From: Barend Gehrels (barend_at_[hidden])
Date: 2008-02-01 07:33:23
> Hi Barend,
> A few initial comments follow.
> Quote from http://geometrylibrary.geodan.nl/geometry.html :
> This library may be used for review purposes only. It is not yet
> published. If submitted and accepted, this library will follow
> the Boost Software License.
> What do other people think of this? Is it OK to say that the code is
> not available at all, unless it is accepted? What are the precedents?
> Normally, if a library is rejected then people who wanted to use it
> still have the version submitted for review available to them. A
> review manager who rejected this library would prevent that sort of
> use, and that could skew their decision. I'm not going to look at the
> code until this is resolved (my lawyer wouldn't let me); these comments
> are based on the documentation.
Of course you can download and look at the sourcecode, no problem. It is
stated like this because it is not yet open source, it is not yet
submitted or accepted by boost and at no other open source site.
Therefore I cannot state there that it is open source at this moment.
However, for review purposes it is allowed to look in it.
If this is not sufficient I can change the statement.
> You say that a linestring is a vector<point>. Since your algorithms
> are header-only, you should instead say that a a linestring is a
> random-access sequence<point>, bidirectional sequence<point>, or
> whatever. In the same vein, taking a (begin,end] iterator-pair rather
> than the whole container would be more standard-library-like. Of
> course that's more verbose, but apparently Ranges can fix that.
I understand and I agree, for a linestring an iterator pair would be
convenient sometimes. We could implement the linestring-specific
algorithms as length or simplify like that. However, for polygons it
usually doesn't make sense to run an algorithm on a part of a polygon.
Centroid, area, or clipping is usually (always?) done on the whole
thing. Therefore for linestrings it is also like this, to be consequent.
However, this might be changed if wished, no problem.
> Using existing naming conventions has obvious advantages and
> disadvantages. From what I've seen, the OGC names are not too bad.
> (Compared to the XML DOM, for example, which I dislike!)
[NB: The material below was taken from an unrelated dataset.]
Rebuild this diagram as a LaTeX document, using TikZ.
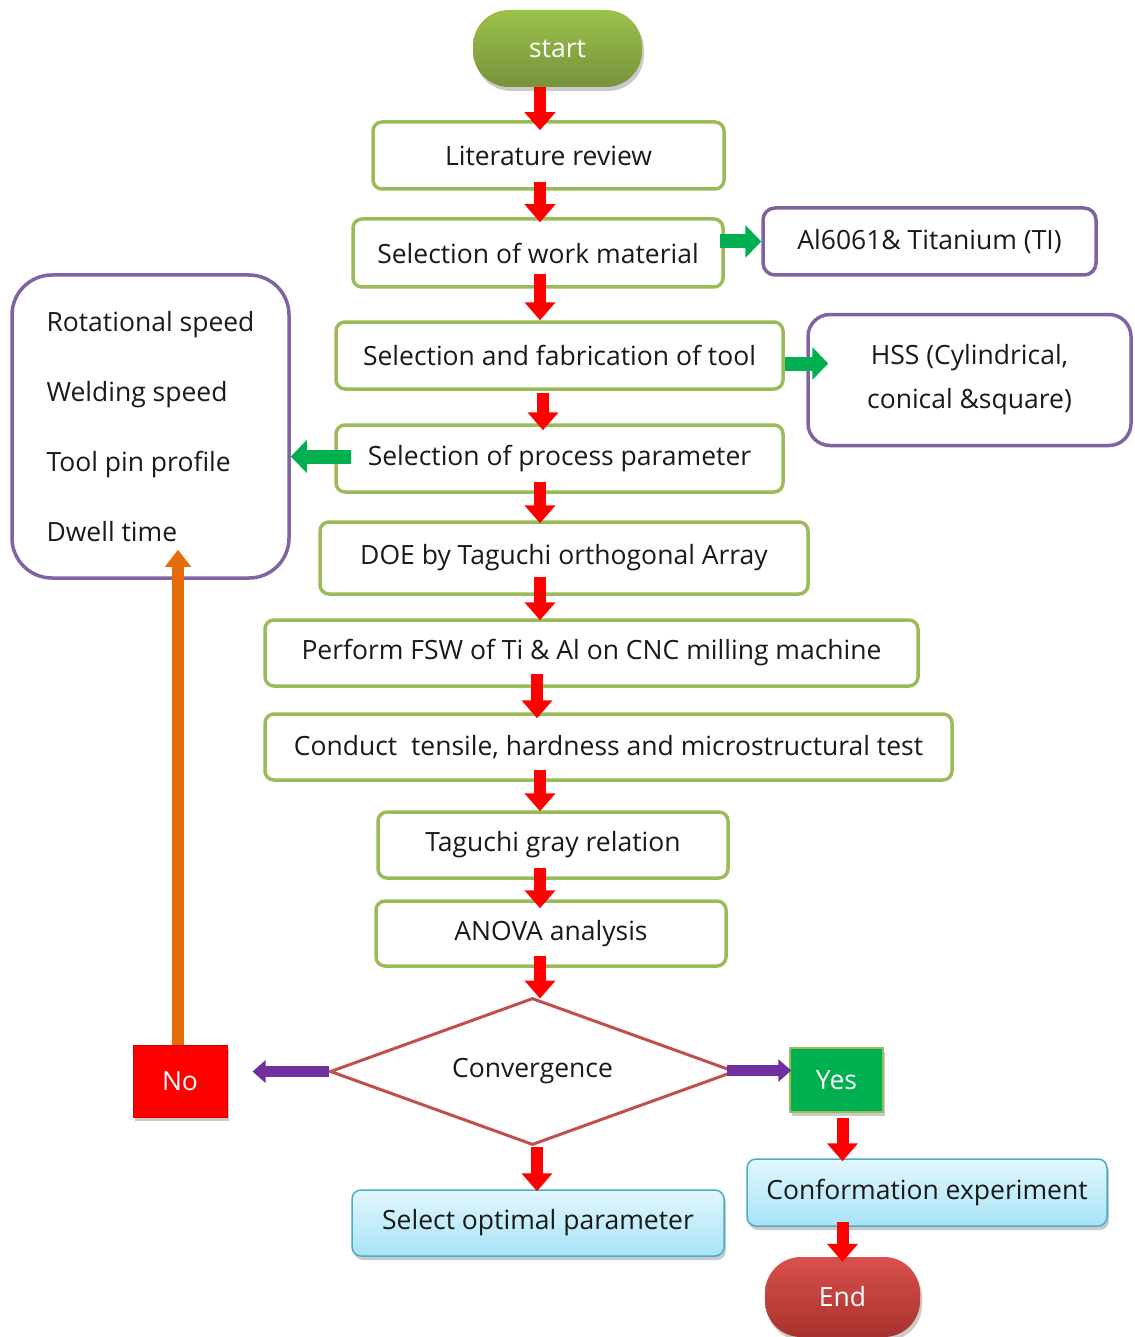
\documentclass[tikz,border=0pt]{standalone}
\usepackage{fontspec}
\setmainfont{Open Sans}
\usetikzlibrary{arrows.meta,shapes.geometric,shadows}
\definecolor{gbord}{HTML}{9BBB59}
\definecolor{pbord}{HTML}{8064A2}
\definecolor{arrgreen}{HTML}{00B050}
\definecolor{arrpurple}{HTML}{7030A0}
\definecolor{arrorange}{HTML}{E46C0A}
\definecolor{dbord}{HTML}{C0504D}
\definecolor{bluetop}{HTML}{E3F7FD}
\definecolor{bluebot}{HTML}{A7E3F6}
\definecolor{bluebord}{HTML}{4BACC6}
\definecolor{starttop}{HTML}{9BC24A}
\definecolor{startbot}{HTML}{76923C}
\definecolor{endtop}{HTML}{D9504C}
\definecolor{endbot}{HTML}{A8322E}
\definecolor{txt}{HTML}{1A1A1A}
\begin{document}
\begin{tikzpicture}[x=1pt,y=-1pt,
  every node/.style={font=\fontsize{26.5}{31}\selectfont, inner sep=0pt, text=txt},
  myshadow/.style={drop shadow={shadow xshift=2pt, shadow yshift=-4pt, opacity=0.35, fill=black!60}},
  stepbox/.style={draw=gbord, line width=3.5pt, rounded corners=9pt, fill=white},
  sidebox/.style={draw=pbord, line width=3.5pt, rounded corners=12pt, fill=white},
  pill/.style={rounded corners=36pt, text=white, myshadow},
  bluebox/.style={draw=bluebord, line width=1.5pt, rounded corners=9pt, top color=bluetop, bottom color=bluebot, myshadow},
  redarr/.style={draw=red, line width=12pt, -{Triangle[width=30pt,length=18pt]}, shorten <=-12pt, shorten >=-4pt},
  greenarr/.style={draw=arrgreen, line width=14pt, -{Triangle[width=32pt,length=16pt]}},
  purplearr/.style={draw=arrpurple, line width=11pt, -{Triangle[width=22pt,length=13pt]}},
  orangearr/.style={draw=arrorange, line width=12pt, -{Triangle[width=25pt,length=17pt]}}
]
\useasboundingbox (0,0) rectangle (1134,1337);

% nodes
\node[pill, top color=starttop, bottom color=startbot, minimum width=169pt, minimum height=77pt] (start) at (557.5,48.5) {start};
\node[stepbox, minimum width=351pt, minimum height=67pt] (lr) at (548.5,155.5) {Literature review};
\node[stepbox, minimum width=370pt, minimum height=68pt] (swm) at (538,253) {Selection of work material};
\node[sidebox, minimum width=333pt, minimum height=67pt] (al) at (929.5,241.5) {Al6061\& Titanium (TI)};
\node[stepbox, minimum width=447pt, minimum height=67pt] (sft) at (559.5,355.5) {Selection and fabrication of tool};
\node[sidebox, rounded corners=22pt, minimum width=323pt, minimum height=131pt, align=center] (hss) at (969.5,380) {HSS (Cylindrical,\\[13pt]conical \&square)};
\node[stepbox, minimum width=447pt, minimum height=67pt] (spp) at (559.5,458.5) {Selection of process parameter};
\node[sidebox, rounded corners=40pt, minimum width=277pt, minimum height=303pt, align=left] (params) at (150.5,426.5) {Rotational speed\\[39pt]Welding speed\\[39pt]Tool pin profile\\[39pt]Dwell time};
\node[stepbox, minimum width=488pt, minimum height=72pt] (doe) at (564,558) {DOE by Taguchi orthogonal Array};
\node[stepbox, minimum width=653pt, minimum height=66pt] (fsw) at (591.5,653) {Perform FSW of Ti \& Al on CNC milling machine};
\node[stepbox, minimum width=687pt, minimum height=66pt] (cond) at (608.5,747) {Conduct\ \ tensile, hardness and microstructural test};
\node[stepbox, minimum width=350pt, minimum height=66pt] (tgr) at (553,845) {Taguchi gray relation};
\node[stepbox, minimum width=350pt, minimum height=65pt] (anova) at (551,933.5) {ANOVA analysis};
\node[diamond, draw=dbord, line width=3pt, fill=white, aspect=2.75, minimum width=405pt, minimum height=147pt] (conv) at (532.5,1071.5) {\raisebox{5pt}{Convergence}};
\node[fill=red, draw=red!85!black, line width=1pt, text=white, minimum width=94pt, minimum height=72pt, myshadow] (no) at (180,1081) {No};
\node[fill=arrgreen, draw=gbord, line width=1.5pt, text=white, minimum width=93pt, minimum height=64pt, myshadow] (yes) at (836.5,1080) {Yes};
\node[bluebox, minimum width=360pt, minimum height=67pt] (conf) at (927,1192.5) {Conformation experiment};
\node[pill, top color=endtop, bottom color=endbot, minimum width=155pt, minimum height=80pt] (end) at (842.5,1297) {End};
\node[bluebox, minimum width=372pt, minimum height=66pt] (sop) at (538,1223) {Select optimal parameter};

% connectors
\coordinate (spine) at (540,0);
\draw[redarr, shorten <=0pt, shorten >=-10pt] (start.south -| spine) -- (lr.north -| spine);
\draw[redarr, shorten <=-9pt, shorten >=-5pt] (lr.south -| spine) -- (swm.north -| spine);
\draw[redarr, shorten <=-15pt, shorten >=0pt] (swm.south -| spine) -- (sft.north -| spine);
\draw[redarr, shorten <=2pt, shorten >=-7pt] ([xshift=3pt]sft.south -| spine) -- ([xshift=3pt]spp.north -| spine);
\draw[redarr, shorten <=-12pt, shorten >=-3pt] (spp.south -| spine) -- (doe.north -| spine);
\draw[redarr, shorten <=-19pt, shorten >=-2pt] (doe.south -| spine) -- (fsw.north -| spine);
\draw[redarr, shorten <=-14pt, shorten >=-6pt] ([xshift=-3pt]fsw.south -| spine) -- ([xshift=-3pt]cond.north -| spine);
\draw[redarr, shorten <=-12pt, shorten >=-1pt] (cond.south -| spine) -- (tgr.north -| spine);
\draw[redarr, shorten <=-12pt, shorten >=-9pt] (tgr.south -| spine) -- (anova.north -| spine);
\draw[redarr, shorten <=-12pt, shorten >=-2pt] (anova.south -| spine) -- (conv.north -| spine);
\draw[redarr, shorten <=0pt, shorten >=-2pt] ([xshift=-3pt]conv.south -| spine) -- ([xshift=-3pt]sop.north -| spine);

\draw[greenarr, shorten <=-5pt] (al.west -| swm.east) -- (al.west);
\draw[greenarr, shorten >=-22pt] ([yshift=-8pt]sft.east) -- ([yshift=-8pt]sft.east -| hss.west);
\draw[greenarr, shorten <=-17pt] ([yshift=2pt]spp.west) -- ([yshift=2pt]spp.west -| params.east);

\draw[orangearr, shorten >=-30pt] ([xshift=-2pt]no.north) -- ([xshift=-2pt]no.north |- params.south);
\draw[purplearr, shorten >=25pt] (conv.west) -- (conv.west -| no.east);
\draw[purplearr, shorten <=-10pt, shorten >=-2pt] ([yshift=1pt]conv.east) -- ([yshift=1pt]conv.east -| yes.west);

\draw[redarr, shorten <=5pt, shorten >=-3pt] ([xshift=6pt]yes.south) -- ([xshift=6pt]yes.south |- conf.north);
\draw[redarr, shorten <=-5pt, shorten >=-5pt] ([xshift=6pt]yes.south |- conf.south) -- ([xshift=6pt]yes.south |- end.north);
\end{tikzpicture}
\end{document}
> Do things like your clipping and simplification algorithms work
> in-place or out-of-place, or both? I can imagine that both of these
> examples will often return a result identical to the input, in typical
> usage; avoiding a copy in that case would be worthwhile.
They work out-of-place, they deliver a copy. And indeed this might
result in an identical one, I will consider to avoid that. Do you want
to have a boolean returned or something like that?
However, to me it would seem awkward to check each time if my result is
in the source or in a copy. Besides that, in many algorithms you know
(or even then don't know) that the algorithm resulted in the same output
as the input after the process is completed. The copy is then ready, so
in those cases it is not more efficient.
> Consider a set of polygons that tile an area. It would sometimes be
> useful if all points were 'within' exactly one of the polygons, i.e.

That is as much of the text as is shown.